Donna Halverstadt - Goldman Sachs
Hi, just a couple quick things. In terms of the why risk to cap is currently being calculated? Is that a permanent change for the industry or is that change going to not be there. Is that just temporary?
Steve Smith
Donna, this is Steve. We expect that to be a permanent change.
Donna Halverstadt - Goldman Sachs
Any update on losses in the investment portfolio during the quarter?
Don Lofe
The only significant impairment, Donna was approximately $5 million and that was predominantly one security in the preferred portfolio, but actually since 331 the portfolio has increased in value.
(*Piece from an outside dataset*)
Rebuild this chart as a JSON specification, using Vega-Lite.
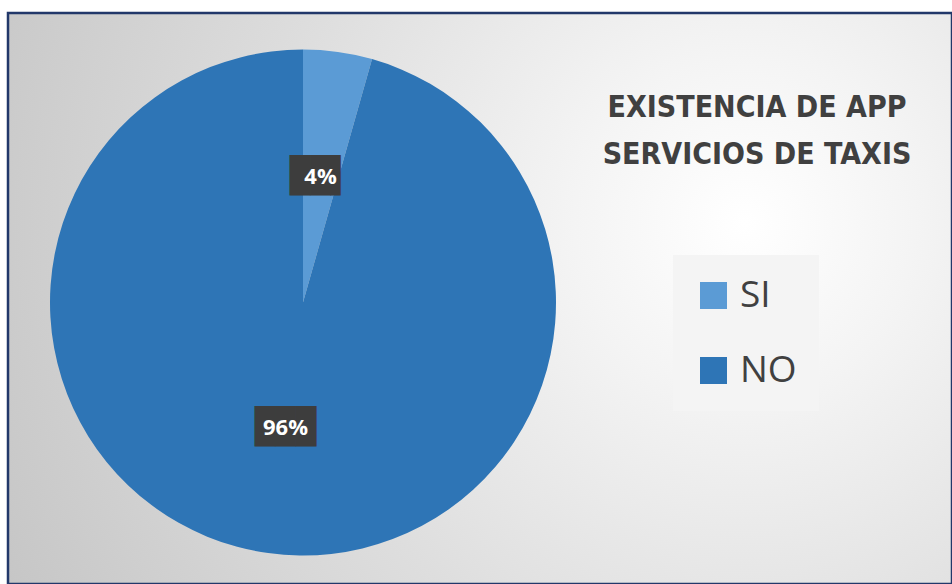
{
  "$schema": "https://vega.github.io/schema/vega-lite/v6.json",
  "autosize": {"type": "fit", "contains": "padding"},
  "width": 952,
  "height": 584,
  "padding": {"left": 8, "top": 13, "right": 0, "bottom": 0},
  "background": "#ffffff",
  "view": {
    "stroke": "#22386a",
    "strokeWidth": 2.5,
    "fill": {
      "gradient": "radial",
      "x1": 0.78, "y1": 0.42, "r1": 0,
      "x2": 0.78, "y2": 0.42, "r2": 0.9,
      "stops": [
        {"offset": 0, "color": "#ffffff"},
        {"offset": 0.2, "color": "#f4f4f4"},
        {"offset": 0.55, "color": "#dedede"},
        {"offset": 1, "color": "#c4c4c4"}
      ]
    }
  },
  "title": {
    "text": ["EXISTENCIA DE APP", "SERVICIOS DE TAXIS"],
    "orient": "top",
    "anchor": "start",
    "frame": "group",
    "align": "center",
    "baseline": "middle",
    "dx": 749,
    "dy": 172,
    "offset": 0,
    "font": "Liberation Sans Narrow, DejaVu Sans Condensed, Lato",
    "fontSize": 30,
    "fontWeight": "bold",
    "lineHeight": 47,
    "color": "#404040"
  },
  "data": {
    "values": [
      {"respuesta": "SI", "porcentaje": 4.4, "etiqueta": "4%"},
      {"respuesta": "NO", "porcentaje": 95.6, "etiqueta": "96%"}
    ]
  },
  "encoding": {
    "theta": {"field": "porcentaje", "type": "quantitative", "stack": true},
    "order": {"field": "porcentaje", "type": "quantitative", "sort": "ascending"}
  },
  "layer": [
    {
      "mark": {"type": "arc", "outerRadius": 253, "x": 295, "y": 289.5},
      "encoding": {
        "color": {
          "field": "respuesta",
          "type": "nominal",
          "scale": {"domain": ["SI", "NO"], "range": ["#5b9bd5", "#2e75b6"]},
          "sort": ["SI", "NO"],
          "legend": {
            "title": null,
            "orient": "none",
            "legendX": 665,
            "legendY": 242,
            "padding": 22,
            "fillColor": "#f4f4f4",
            "symbolType": "square",
            "symbolSize": 729,
            "symbolStrokeWidth": 0,
            "labelFont": "Open Sans",
            "labelFontSize": 37,
            "labelColor": "#404040",
            "labelOffset": 8,
            "rowPadding": 37
          }
        }
      }
    },
    {
      "mark": {"type": "text", "radius": 127, "x": 295, "y": 289.5, "font": "DejaVu Sans Mono", "fontSize": 34, "color": "#3d3d3d", "align": "center", "baseline": "middle"},
      "encoding": {
        "text": {"condition": {"test": "datum.respuesta == 'SI'", "value": "██▌"}, "value": "███"}
      }
    },
    {
      "mark": {"type": "text", "radius": 127, "x": 295, "y": 289.5, "font": "Open Sans", "fontSize": 22, "fontWeight": "bold", "color": "#ffffff", "align": "center", "baseline": "middle"},
      "encoding": {
        "text": {"field": "etiqueta", "type": "nominal"}
      }
    }
  ]
}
So really the only impairment was the matter I just spoke about I. We had some minor impairment in Europe and Canada.
Donna Halverstadt - Goldman Sachs
So I think you said $245 million for ’09, but what do you expect the cash benefit to be from captives during ‘09.
Don Lofe
I don’t want to comment on the cash component, but as of 331, the actual cash effect that we received was approximately $20 million and if you look at the captive benefits including quarter year-to-date is approximately $40 million.
Donna Halverstadt - Goldman Sachs
And then the last question. Do you do the PDR analysis quarterly?
Don Lofe
Yes, we do, on a GAAP and staff basis.
Operator
Your last question comes from Connor Ryan - Deutsche Bank.
Connor Ryan - Deutsche Bank
Just a quick question, have you given any guidance by any chance on what kind of range do you think you could see on the tax refunds this year?
Don Lofe
No, we haven’t, but it would be in our opinion minor in nature. The refund is as I mentioned in my remarks would be obviously just filing the return and or amended return. We just gave the remarks of $15 million to $20 million for the tax sharing agreements. As that begins to true itself up, Connor we’ll continue to evaluate that for disclosure.
Operator
(Operator Instructions) I have no questions at this time. I would like turn the conference back over to Mr. Bill Horning.
Bill Horning
Thanks, operator. This concludes our question-and-answer portion of the conference call. Thank you for joining us on today’s call, and as always we thank you for your ownership and interest in the PMI group. Have a good day.